The two armies faced off, and the battle raged. Desktops sprouted databases (DBASE) and 4GL solutions. The mainframer fought back with client server applications, a sort of compromise that would leave IT departments back in charge. Client/server was a failure. It was a lot more expensive to develop than mainframe-only and had severe reliability problems. While it had better looks it was as slow as we were used to for mainframe applications.

And then the popular front did themselves in. They got all excited about an information presentation technology called the Internet. This is not a criticism of the Internet, but where we saw information at our fingertips, the IT Department saw servers under their control sending information to terminals under their control (called browsers this time).

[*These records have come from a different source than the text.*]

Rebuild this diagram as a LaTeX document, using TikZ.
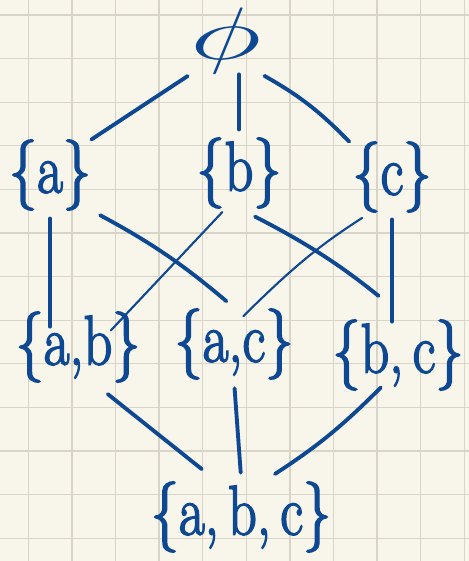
\documentclass[tikz,border=0pt]{standalone}
\usepackage{xcolor}
\usetikzlibrary{calc}
\definecolor{InkBlue}{RGB}{14,72,146}
\definecolor{PaperCream}{RGB}{248,246,234}
\definecolor{GridGray}{RGB}{216,213,200}
% pen-like strokes: tall letters, outlined a little
\newcommand{\hand}[1]{\special{pdf:literal direct 2 Tr 0.8 w}\scalebox{1}[1.25]{#1}\special{pdf:literal direct 0 Tr}}
\tikzset{
  setnode/.style={text=InkBlue, inner sep=0pt, font=\fontsize{32}{32}\selectfont, align=center},
  hasse/.style={InkBlue, line width=2.2pt, line cap=round},
  thinhasse/.style={InkBlue, line width=1.2pt, line cap=round},
  gridline/.style={GridGray, line width=0.7pt},
}

\begin{document}
\begin{tikzpicture}[x=0.02cm, y=-0.02cm]
  % paper with grid
  \fill[PaperCream] (0,0) rectangle (469,561);
  \useasboundingbox (0,0) rectangle (469,561);
  \foreach \i in {0,...,10}
    \draw[gridline] ({28.3+43.6*\i},0) -- ({28.3+43.6*\i},561);
  \foreach \j in {0,...,12}
    \draw[gridline] (0,{15+43.6*\j}) -- (469,{15+43.6*\j});

  % the subsets
  \node[setnode, minimum width=1.4cm, minimum height=1.2cm] (empty) at (226,41) {\scalebox{2.8}[1.7]{$\phi$}};
  \node[setnode, minimum width=1.6cm, minimum height=1.4cm] (a) at (50,175) {\hand{\{a\}}};
  \node[setnode, minimum width=1.76cm, minimum height=1.4cm] (b) at (239,173) {\hand{\{b\}}};
  \node[setnode, minimum width=1.7cm, minimum height=1.36cm] (c) at (392,177) {\hand{\{c\}}};
  \node[setnode, minimum width=2.4cm, minimum height=1.52cm] (ab) at (78,347) {\hand{\{a,b\}}};
  \node[setnode, minimum width=2.12cm, minimum height=1.44cm] (ac) at (234,344) {\hand{\{a,c\}}};
  \node[setnode, minimum width=2.74cm, minimum height=1.72cm] (bc) at (398,355) {\hand{\{b,\,c\}}};
  \node[setnode, minimum width=3.96cm, minimum height=1.6cm] (abc) at (241,517) {\hand{\{a,\,b,\,c\}}};

  % covering relations
  \draw[hasse, shorten <=0.06cm] (empty.south west) -- (a.north east);
  \draw[hasse, shorten >=0.16cm] (b.north |- empty.south) -- (b.north);
  \draw[hasse, shorten <=0.06cm] (empty.south east) to[bend left=8] (c.north west);
  \draw[hasse, shorten <=0.16cm, shorten >=-0.36cm] (a.south) -- (a.south |- ab.north);
  \draw[hasse, shorten <=0.2cm, shorten >=0.2cm] (a.south east) to[bend left=6] (ac.north);
  \draw[thinhasse, shorten <=0.1cm, shorten >=-0.6cm] ($(b.south)!0.3!(b.south west)$) -- ($(ab.north east)!0.15!(ab.north)$);
  \draw[hasse, shorten <=0.36cm, shorten >=0.5cm] (b.south) to[bend left=6] (bc.north);
  \draw[thinhasse, shorten <=0.2cm, shorten >=-0.24cm] ($(c.south)!0.5!(c.south west)$) to[bend right=6] ($(ac.north)!0.3!(ac.north east)$);
  \draw[hasse, shorten <=0.14cm, shorten >=-0.2cm] (c.south) -- (c.south |- bc.north);
  \draw[hasse, shorten <=0.28cm, shorten >=0.24cm] ($(ab.south)!0.3!(ab.south east)$) -- ($(abc.north west)!0.7!(abc.north)$);
  \draw[hasse, shorten <=0.16cm, shorten >=0.08cm] (ac.south) -- (abc.north);
  \draw[hasse, shorten >=0.1cm] ($(bc.south)!0.25!(bc.west)$) to[bend left=6] ($(abc.north)!0.3!(abc.north east)$);
\end{tikzpicture}
\end{document}
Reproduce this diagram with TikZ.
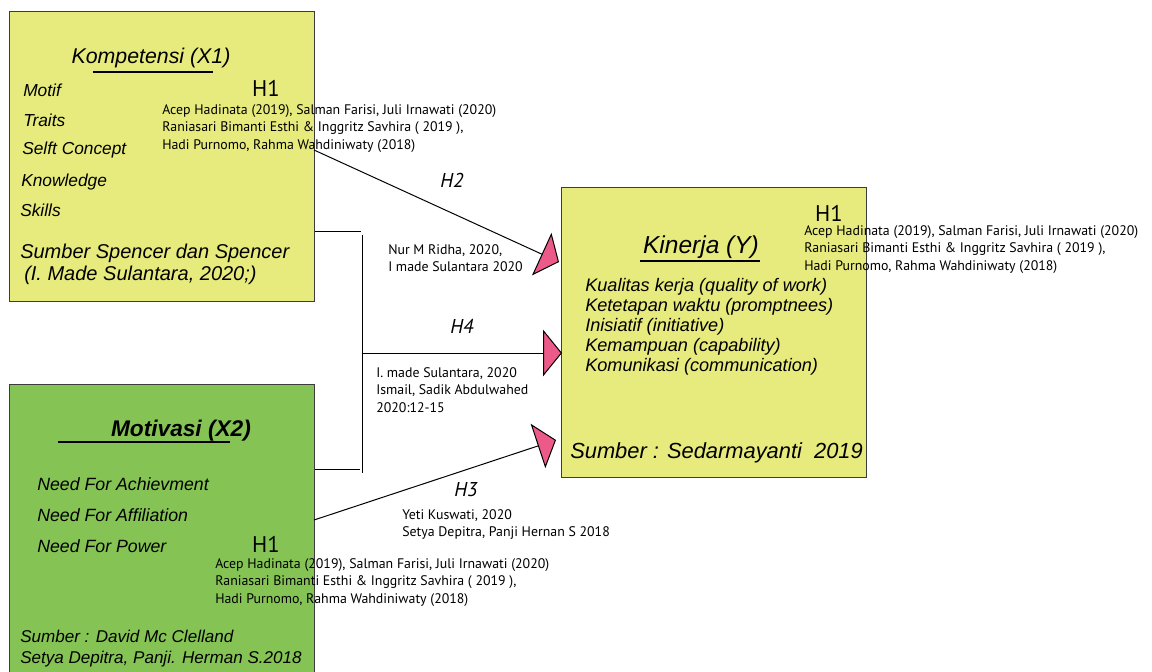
\documentclass[tikz,border=0pt]{standalone}
\usepackage{fontspec}
\setmainfont{Liberation Sans}
\newfontfamily\cf{Liberation Sans}
\newfontfamily\mf{PT Sans}
\usetikzlibrary{arrows.meta}
\definecolor{ylw}{RGB}{231,234,124}
\definecolor{grn}{RGB}{133,196,84}
\definecolor{pnk}{RGB}{236,90,138}
\definecolor{edgec}{RGB}{60,60,60}
\newcommand\citeblk[3]{%
  \node[cite] (#1a) at (#2,#3) {Acep Hadinata (2019), Salman Farisi, Juli Irnawati (2020)};
  \node[cite] (#1b) at (#2,#3+17.5) {Raniasari Bimanti Esthi \& Inggritz Savhira ( 2019 ),};
  \node[cite] (#1c) at (#2,#3+35) {Hadi Purnomo, Rahma Wahdiniwaty (2018)};}
\begin{document}
\begin{tikzpicture}[x=0.75pt,y=-0.75pt,
  box/.style={draw=edgec, line width=0.75pt, inner sep=0, anchor=north west},
  conn/.style={draw=black, line width=0.75pt},
  tipped/.style={-{Triangle[length=14.25pt,width=35pt,fill=pnk]}},
  ctext/.style={inner sep=0, anchor=base west, font=\cf\itshape\fontsize{13}{15}\selectfont},
  cite/.style={inner sep=0, anchor=base west, font=\mf\fontsize{10.4}{12}\selectfont},
  hlab/.style={inner sep=0, anchor=base, font=\mf\fontsize{17}{19}\selectfont},
  hital/.style={inner sep=0, anchor=base, font=\mf\itshape\fontsize{15}{18}\selectfont},
  uline/.style={line width=1.5pt}]
\useasboundingbox (0,0) rectangle (1152,671);
% boxes
\node[box, fill=ylw, minimum width=228.75pt, minimum height=217.5pt] (komp) at (9,11) {};
\node[box, fill=grn, minimum width=228.75pt, minimum height=225pt] (motiv) at (9,384) {};
\node[box, fill=ylw, minimum width=228.75pt, minimum height=217.5pt] (kin) at (561,187) {};
% bracket
\coordinate (bt) at (361,231);
\coordinate (bb) at (360,469);
\coordinate (vt) at (362,235);
\coordinate (vb) at (362,473);
\coordinate (vm) at (362,353);
\draw[conn] (komp.east |- bt) -- (bt);
\draw[conn] (motiv.east |- bb) -- (bb);
\draw[conn] (vt) -- (vb);
% arrows
\coordinate (h2s) at (314,150);
\coordinate (h2e) at (559,262);
\coordinate (h4e) at (562,353);
\coordinate (h3s) at (314,520);
\coordinate (h3e) at (556,440);
\draw[conn, tipped] (h2s) -- (h2e);
\draw[conn, tipped] (vm) -- (h4e);
\draw[conn, tipped] (h3s) -- (h3e);
% Kompetensi box text
\node[ctext, anchor=base, font=\cf\itshape\fontsize{16}{18}\selectfont] (kt) at (151,63) {Kompetensi (X1)};
\draw[uline] (93,72) -- (213,72);
\node[ctext] (k1) at (23,96) {Motif};
\node[ctext] (k2) at (23,126) {Traits};
\node[ctext] (k3) at (22,154) {Selft Concept};
\node[ctext] (k4) at (21,186) {Knowledge};
\node[ctext] (k5) at (20,216) {Skills};
\node[ctext, font=\cf\itshape\fontsize{15}{17}\selectfont] (k6) at (20,258) {Sumber Spencer dan Spencer};
\node[ctext, font=\cf\itshape\fontsize{15}{17}\selectfont] (k7) at (24,280) {(I. Made Sulantara, 2020;)};
\node[hlab] (h1a) at (266,96) {H1};
\citeblk{ca}{162}{114}
% Hypothesis labels
\node[hital] (h2) at (452,187) {H2};
\node[cite] (n2a) at (388,254) {Nur M Ridha, 2020,};
\node[cite] (n2b) at (388,271) {I made Sulantara 2020};
\node[hital] (h4) at (462,333) {H4};
\node[cite] (n4a) at (376,377) {I. made Sulantara, 2020};
\node[cite] (n4b) at (376,394.5) {Ismail, Sadik Abdulwahed};
\node[cite] (n4c) at (376,412) {2020:12-15};
\node[hital] (h3) at (466,496) {H3};
\node[cite] (n3a) at (402,519) {Yeti Kuswati, 2020};
\node[cite] (n3b) at (402,536.5) {Setya Depitra, Panji Hernan S 2018};
% Kinerja box text
\node[ctext, anchor=base, font=\cf\itshape\fontsize{18.4}{20}\selectfont] (yt) at (701,253) {Kinerja (Y)};
\draw[uline] (640,261) -- (760,261);
\node[ctext, font=\cf\itshape\fontsize{13.6}{15}\selectfont] (y1) at (585,291) {Kualitas kerja (quality of work)};
\node[ctext, font=\cf\itshape\fontsize{13.6}{15}\selectfont] (y2) at (585,311) {Ketetapan waktu (promptnees)};
\node[ctext, font=\cf\itshape\fontsize{13.6}{15}\selectfont] (y3) at (585,331) {Inisiatif (initiative)};
\node[ctext, font=\cf\itshape\fontsize{13.6}{15}\selectfont] (y4) at (585,351) {Kemampuan (capability)};
\node[ctext, font=\cf\itshape\fontsize{13.6}{15}\selectfont] (y5) at (585,371) {Komunikasi (communication)};
\node[ctext, font=\cf\itshape\fontsize{16.4}{18}\selectfont] (y6) at (570,458) {Sumber : Sedarmayanti\ \ 2019};
\node[hlab] (h1b) at (829,221) {H1};
\citeblk{cb}{804}{235}
% Motivasi box text
\node[ctext, anchor=base, font=\cf\bfseries\itshape\fontsize{17}{19}\selectfont] (mt) at (181,436) {Motivasi (X2)};
\draw[uline] (58,442) -- (230,442);
\node[ctext, font=\cf\itshape\fontsize{13.3}{15}\selectfont] (m1) at (37,490) {Need For Achievment};
\node[ctext, font=\cf\itshape\fontsize{13.3}{15}\selectfont] (m2) at (37,521) {Need For Affiliation};
\node[ctext, font=\cf\itshape\fontsize{13.3}{15}\selectfont] (m3) at (37,552) {Need For Power};
\node[ctext, font=\cf\itshape\fontsize{12.8}{15}\selectfont] (m4) at (20,642) {Sumber : David Mc Clelland};
\node[ctext, font=\cf\itshape\fontsize{12.8}{15}\selectfont] (m5) at (20,663) {Setya Depitra, Panji. Herman S.2018};
\node[hlab] (h1c) at (266,552) {H1};
\citeblk{cc}{215}{568}
\end{tikzpicture}
\end{document}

Almost every enterprise application in the last 7 years has been web-based - meaning application servers with nothing but a browser on your super-comptuter of a desktop.

Is it just me, or have we come full circle in the last 25 years? Sure the browser has replaced the dumb terminal and the IBM mainframe by the Sun Solaris server, but what else has really changed? It looks a lot prettier, but we are waiting just as long for a page to load now as we did then. We work on enterprise systems where 4 seconds between pressing a button and getting a display is acceptable. How would you like it if Word or Excel behaved this way?

Whatever happened to distributed processing?